ALFA completes the Hylsamex divestiture. Nemak acquires Rautenbach, a German aluminum auto parts company. Alpek starts up a new EPS line in Tamaulipas becoming the largest site of its kind in North America, and sells the nylon and Lycra® businesses, while Sigma acquires New Zealand Mexico and strengthens its position in the Mexican cheese market.

2006

ALFA acquires the 49% equity stake BBVA Bancomer had in Onexa (Alestra) and initiates a JV with Pioneer Natural Resources to explore for natural gas in Texas.

2007

ALFA continues improving its businesses competitiveness. Through investments of U.S. $2,000 million, it increases its average production capacity by 50% and its revenues by 40%. Highlights include Nemak’s acquisition of 18 aluminum auto parts plants in Europe, the Americas and Asia. Alpek inaugurates a new PTA plant in Tamaulipas and a PET one in the U.S. In addition, it acquires one PET plant in Mexico and another in Argentina. Sigma buys a cheese producing company in the U.S. and two processed meat plants in Mexico. Alestra continues to expand its value added telecom services.

2008

ALFA focuses on consolidating and integrating the plants acquired in previous years. Also, it starts up the operation of a polypropylene plant in Tamaulipas, and a processed meat plant in the U.S. Sigma enters South America acquiring a processed meat production company in Peru, while Alestra continues to expand its value-added services. The geographical diversification was key for ALFA to face the financial crisis that worsened in the second half of 2008, causing a recession in some markets. In spite of this, the company managed to increase its revenues and to maintain its EBITDA level.

2009

ALFA successfully faces the worst global economic crisis in 80 years. The solid positioning of its businesses and the measures carried out to address new market conditions, allow the company to report its best year ever, ending 2009 with a leaner cost structure and a stronger financial condition. All companies enjoyed an excellent performance, considering the circumstances in which they operated. Alpek and Sigma post record EBITDA figures. In addition, Nemak restructures its operations and strengthens its market leadership.

2010

ALFA continued leveraging on the strengths of their business to report favorable operating and financial results, including record revenue and EBITDA figures. Also made two important acquisitions which, were the culmination of several years of efforts and laid the foundations for ALFA's profitable growth in the future, as Bar-S, a leading company in the production of processed meats in the U.S. as well as three PTA and PET plants in this country.

2011

ALFA reported another year of positive results. An outstanding event was the incorporation to Alpek of one PTA plant and two PET plants in the U.S., which were purchased from Eastman Chemicals and Wellman. Also, the integration of Bar-S, a company acquired in 2010, was completed.

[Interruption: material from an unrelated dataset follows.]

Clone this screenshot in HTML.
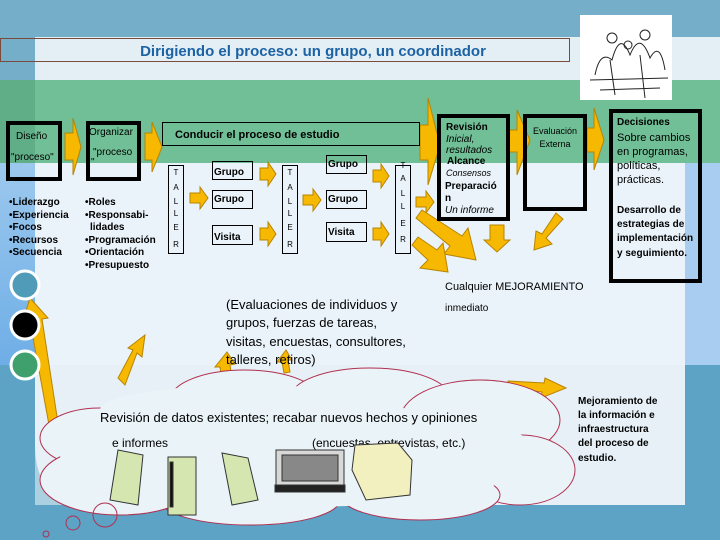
<!DOCTYPE html>
<html><head><meta charset="utf-8"><style>
html,body{margin:0;padding:0;}
body{width:720px;height:540px;overflow:hidden;font-family:"Liberation Sans",sans-serif;}
</style></head><body>
<svg width="720" height="540" viewBox="0 0 720 540" xmlns="http://www.w3.org/2000/svg" font-family="Liberation Sans, sans-serif">
<defs>
<linearGradient id="lc" x1="0" y1="0" x2="0" y2="1"><stop offset="0" stop-color="#9cc8ee"/><stop offset="1" stop-color="#6eaee6"/></linearGradient>
</defs>
<rect width="720" height="540" fill="#5ca3c6"/>
<rect width="720" height="37" fill="#75aec8"/>
<rect x="0" y="37" width="35" height="43" fill="#75aec8"/>
<rect x="35" y="37" width="685" height="43" fill="#e3eff5"/>
<rect x="0" y="80" width="35" height="83" fill="#5fae87"/>
<rect x="35" y="80" width="685" height="83" fill="#70bf96"/>
<rect x="0" y="163" width="35" height="202" fill="url(#lc)"/>
<rect x="685" y="163" width="35" height="202" fill="#a8cdf0"/>
<path d="M35 163 H685 V505 H95 Q35 505 35 445 Z" fill="#eaf3fa"/>
<rect x="35" y="365" width="650" height="140" fill="#e2eef3" opacity="0.6"/>
<!-- title -->
<rect x="0.5" y="38.5" width="569" height="23" fill="none" stroke="#7a4a3a" stroke-width="1"/>
<text x="313" y="56" text-anchor="middle" font-size="15" font-weight="bold" fill="#1c62a4">Dirigiendo el proceso: un grupo, un coordinador</text>
<!-- picture -->
<rect x="580" y="15" width="92" height="85" fill="#fff"/>
<g stroke="#222" fill="none" stroke-width="1">
<path d="M595 75 Q600 50 612 60 Q620 30 630 55 Q640 30 650 58 Q660 40 665 70 M590 80 L668 78 M600 90 L660 88 M610 60 L615 95 M640 55 L645 98"/>
<circle cx="612" cy="38" r="5"/><circle cx="645" cy="35" r="5"/><circle cx="628" cy="45" r="4"/>
</g>
<!-- yellow arrows -->
<g fill="#f6b800" stroke="#b88400" stroke-width="1">
<polygon points="65,133 73,133 73,118 81,147 73,175 73,160 65,160"/>
<polygon points="145,133 152,133 152,122 162,147 152,172 152,160 145,160"/>
<polygon points="420,125 428,125 428,98 440,145 428,185 428,160 420,160"/>
<polygon points="509,130 517,130 517,110 530,140 517,175 517,152 509,152"/>
<polygon points="587,128 594,128 594,108 604,140 594,170 594,152 587,152"/>
<!-- between taller / grupo -->
<polygon points="190,193 200,193 200,187 208,198 200,209 200,203 190,203"/>
<polygon points="260,168 268,168 268,162 276,174 268,186 268,180 260,180"/>
<polygon points="260,228 268,228 268,222 276,234 268,246 268,240 260,240"/>
<polygon points="303,195 313,195 313,189 321,200 313,211 313,205 303,205"/>
<polygon points="373,170 381,170 381,164 389,176 381,188 381,182 373,182"/>
<polygon points="373,228 381,228 381,222 389,234 381,246 381,240 373,240"/>
<polygon points="416,197 426,197 426,191 434,202 426,213 426,207 416,207"/>
<!-- down diagonals -->
<polygon points="416,218 422,210 462,236 468,228 476,260 444,254 450,246"/>
<polygon points="412,245 418,237 437,250 443,243 448,272 420,268 428,260"/>
<polygon points="490,225 504,225 504,240 510,240 497,252 484,240 490,240"/>
<polygon points="556,213 563,219 546,238 552,244 534,250 536,231 542,234"/>
<!-- bottom arrows -->
<polygon points="49,425 58,423 42,319 48,318 30,298 23,321 30,321"/>
<polygon points="118,378 125,385 137,353 142,357 145,335 128,348 133,350"/>
<polygon points="222,380 232,378 230,365 235,364 227,352 215,367 220,367"/>
<polygon points="284,373 290,372 288,360 292,360 286,350 277,362 282,362"/>
<polygon points="508,381 510,388 542,392 541,398 566,388 545,378 544,383"/>
</g>
<!-- boxes -->
<g fill="none" stroke="#000">
<rect x="8" y="123" width="52" height="56" stroke-width="4"/>
<rect x="88" y="123" width="51" height="56" stroke-width="4"/>
<rect x="162.5" y="122.5" width="257" height="23"/>
<rect x="168.5" y="165.5" width="15" height="88"/>
<rect x="282.5" y="165.5" width="15" height="88"/>
<rect x="395.5" y="165.5" width="15" height="88"/>
<rect x="212.5" y="161.5" width="40" height="18"/>
<rect x="212.5" y="190.5" width="40" height="18"/>
<rect x="212.5" y="225.5" width="40" height="19"/>
<rect x="326.5" y="155.5" width="40" height="18"/>
<rect x="326.5" y="190.5" width="40" height="18"/>
<rect x="326.5" y="222.5" width="40" height="19"/>
<rect x="439" y="116" width="69" height="103" stroke-width="4"/>
<rect x="525" y="116" width="60" height="93" stroke-width="4"/>
<rect x="611" y="111" width="89" height="170" stroke-width="4"/>
</g>
<g font-size="10" fill="#000">
<text x="16" y="139">Diseño</text>
<text x="11" y="160">"proceso"</text>
<text x="89" y="135">Organizar</text>
<text x="93" y="155">"proceso</text>
<text x="91" y="165">"</text>
</g>
<text x="175" y="138" font-size="11" font-weight="bold">Conducir el proceso de estudio</text>
<g font-size="10" font-weight="bold">
<text x="9" y="205">•Liderazgo</text><text x="9" y="218">•Experiencia</text><text x="9" y="230">•Focos</text><text x="9" y="243">•Recursos</text><text x="9" y="255">•Secuencia</text>
<text x="85" y="205">•Roles</text><text x="85" y="218">•Responsabi-</text><text x="90" y="230">lidades</text><text x="85" y="243">•Programación</text><text x="85" y="255">•Orientación</text><text x="85" y="268">•Presupuesto</text>
<text x="214" y="175">Grupo</text><text x="214" y="202">Grupo</text><text x="214" y="240">Visita</text>
<text x="328" y="167">Grupo</text><text x="328" y="202">Grupo</text><text x="328" y="235">Visita</text>
</g>
<g font-size="8" text-anchor="middle">
<text x="176" y="175">T</text><text x="176" y="190">A</text><text x="176" y="204">L</text><text x="176" y="216">L</text><text x="176" y="230">E</text><text x="176" y="247">R</text>
<text x="290" y="175">T</text><text x="290" y="190">A</text><text x="290" y="204">L</text><text x="290" y="216">L</text><text x="290" y="230">E</text><text x="290" y="247">R</text>
<text x="403" y="168">T</text><text x="403" y="181">A</text><text x="403" y="196">L</text><text x="403" y="209">L</text><text x="403" y="226">E</text><text x="403" y="242">R</text>
</g>
<g font-size="10">
<text x="446" y="130" font-weight="bold">Revisión</text>
<text x="446" y="142" font-style="italic">Inicial,</text>
<text x="446" y="153" font-style="italic">resultados</text>
<text x="447" y="164" font-weight="bold">Alcance</text>
<text x="446" y="176" font-style="italic" font-size="9">Consensos</text>
<text x="445" y="189" font-weight="bold">Preparació</text>
<text x="445" y="201" font-weight="bold">n</text>
<text x="445" y="213" font-style="italic">Un informe</text>
<text x="555" y="134" text-anchor="middle" font-size="9">Evaluación</text>
<text x="555" y="147" text-anchor="middle" font-size="9">Externa</text>
<text x="617" y="125" font-weight="bold">Decisiones</text>
<text x="617" y="141" font-size="11">Sobre cambios</text>
<text x="617" y="155" font-size="11">en programas,</text>
<text x="617" y="169" font-size="11">políticas,</text>
<text x="617" y="183" font-size="11">prácticas.</text>
<text x="617" y="213" font-weight="bold">Desarrollo de</text>
<text x="617" y="227" font-weight="bold">estrategias de</text>
<text x="617" y="241" font-weight="bold">implementación</text>
<text x="617" y="256" font-weight="bold">y seguimiento.</text>
</g>
<g font-size="11">
<text x="445" y="290">Cualquier MEJORAMIENTO</text>
<text x="445" y="311" font-size="10">inmediato</text>
</g>
<g font-size="13">
<text x="226" y="309">(Evaluaciones de individuos y</text>
<text x="226" y="327">grupos, fuerzas de tareas,</text>
<text x="226" y="346">visitas, encuestas, consultores,</text>
<text x="226" y="364">talleres, retiros)</text>
</g>
<!-- circles -->
<circle cx="25" cy="285" r="14" fill="#4f9bb8" stroke="#fff" stroke-width="3"/>
<circle cx="25" cy="325" r="14" fill="#000" stroke="#fff" stroke-width="3"/>
<circle cx="25" cy="365" r="14" fill="#3fa06e" stroke="#fff" stroke-width="3"/>
<!-- cloud -->
<g fill="#eaf3f8" stroke="#b03050" stroke-width="1">
<ellipse cx="100" cy="438" rx="60" ry="30"/>
<ellipse cx="245" cy="400" rx="75" ry="30"/>
<ellipse cx="370" cy="398" rx="80" ry="30"/>
<ellipse cx="480" cy="420" rx="80" ry="40"/>
<ellipse cx="520" cy="470" rx="55" ry="35"/>
<ellipse cx="420" cy="495" rx="80" ry="25"/>
<ellipse cx="250" cy="500" rx="90" ry="25"/>
<ellipse cx="120" cy="480" rx="80" ry="35"/>
</g>
<g fill="#eaf3f8">
<ellipse cx="300" cy="455" rx="240" ry="52"/>
<ellipse cx="250" cy="410" rx="150" ry="25"/>
</g>
<g fill="none" stroke="#b03050" stroke-width="1">
<circle cx="105" cy="515" r="12"/><circle cx="73" cy="523" r="7"/><circle cx="46" cy="534" r="3"/>
</g>
<text x="100" y="422" font-size="13">Revisión de datos existentes; recabar nuevos hechos y opiniones</text>
<text x="112" y="447" font-size="12">e informes</text>
<text x="312" y="447" font-size="12">(encuestas, entrevistas, etc.)</text>
<!-- icons -->
<g stroke="#333" stroke-width="1">
<polygon points="118,450 143,455 138,505 110,500" fill="#d5e6b0"/>
<rect x="168" y="457" width="28" height="58" fill="#d5e6b0"/>
<rect x="170" y="462" width="3" height="45" fill="#111"/>
<polygon points="222,453 248,458 258,500 232,505" fill="#d5e6b0"/>
<rect x="276" y="450" width="68" height="35" fill="#d8d8d8"/>
<rect x="282" y="455" width="56" height="26" fill="#888"/>
<polygon points="275,485 345,485 345,492 275,492" fill="#222"/>
<polygon points="355,445 398,443 412,460 410,495 366,500 352,470" fill="#f3f0c0"/>
</g>
<text x="578" y="404" font-size="10" font-weight="bold">Mejoramiento de</text>
<text x="578" y="418" font-size="10" font-weight="bold">la información e</text>
<text x="578" y="432" font-size="10" font-weight="bold">infraestructura</text>
<text x="578" y="446" font-size="10" font-weight="bold">del proceso de</text>
<text x="578" y="461" font-size="10" font-weight="bold">estudio.</text>
</svg>
</body></html>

Nemak built a plant in India. Finally, ALFA purchased a 49% stake in Alestra, formerly held by AT&T, giving it full ownership of this subsidiary.

2012

ALFA reported a year of positive results, benefitted from favorable trends in the automotive and consumer markets in the U.S. and Mexico. Alpek became a public company. Nemak acquired J.L. French to diversify its product portfolio. Sigma improved efficiency and captured synergies from Bar-S. Alestra extended its network and services coverage. Newpek advanced in developing new wells. ALFA won a public bid to provide services to Pemex in two mature oil fields in Veracruz, Mexico.

2013

In a year of challenges, ALFA invested to expand production capacity and increase efficiency in its businesses: Alpek invested in power cogeneration; Nemak started up a second plant in China; Sigma acquired 45% of the capital of Campofrio Food Group in Spain; Alestra built its fifth Data Center and Newpek expands operations in the U.S. and begin offering services to oil & gas companies in Mexico.

2014

ALFA invested U.S. 1.4 billion in CAPEX and acquisitions to enter new geographies, expand production capacity and add value to its products. Highlights: the startup of a power cogeneration plant in Veracruz, Mexico; the upgrade of the caprolactam plant; the acquisition of CablemaPET, an Argentinian company that produces recycled PET resins; and the signing of an agreement with BASF to acquire its expandable polystyrene business in the Americas.

2015

ALFA operated in an environment marked by low oil prices and a stronger U.S. dollar. Nevertheless, drove an increase of 19% in EBITDA compared to 2014 through higher product margins, productivity improvements, and one-time gains. The company continued to invest to make its businesses stronger. Sigma gained full ownership of Campofrio. Alpek incorporated the EPS business acquired from BASF and approved the construction of an energy cogeneration plant. Nemak started up a new production facility in Russia and began building another in Mexico. It also launched an initial public offering. Finally Alestra announced its merger with Axtel.

2016

ALFA once again faced a complex economic environment, including unstable oil prices, exchange rate volatility and a slower growth in some markets. During the year, the company continued investing to improve its competitive position. Sigma started up a plant in Spain, replacing the one destroyed by fire in 2014. Alpek acquired a PET plant in Canada, an expandable polystyrene plant in Chile and started the construction of an energy cogeneration plant in Mexico. Nemak started operations of two plants in Mexico, incorporated a company in Turkey and advanced in the construction of a plant in Slovakia. Finally, ALFA completed the merger between Alestra and Axtel, creating a stronger company in the IT and communication business.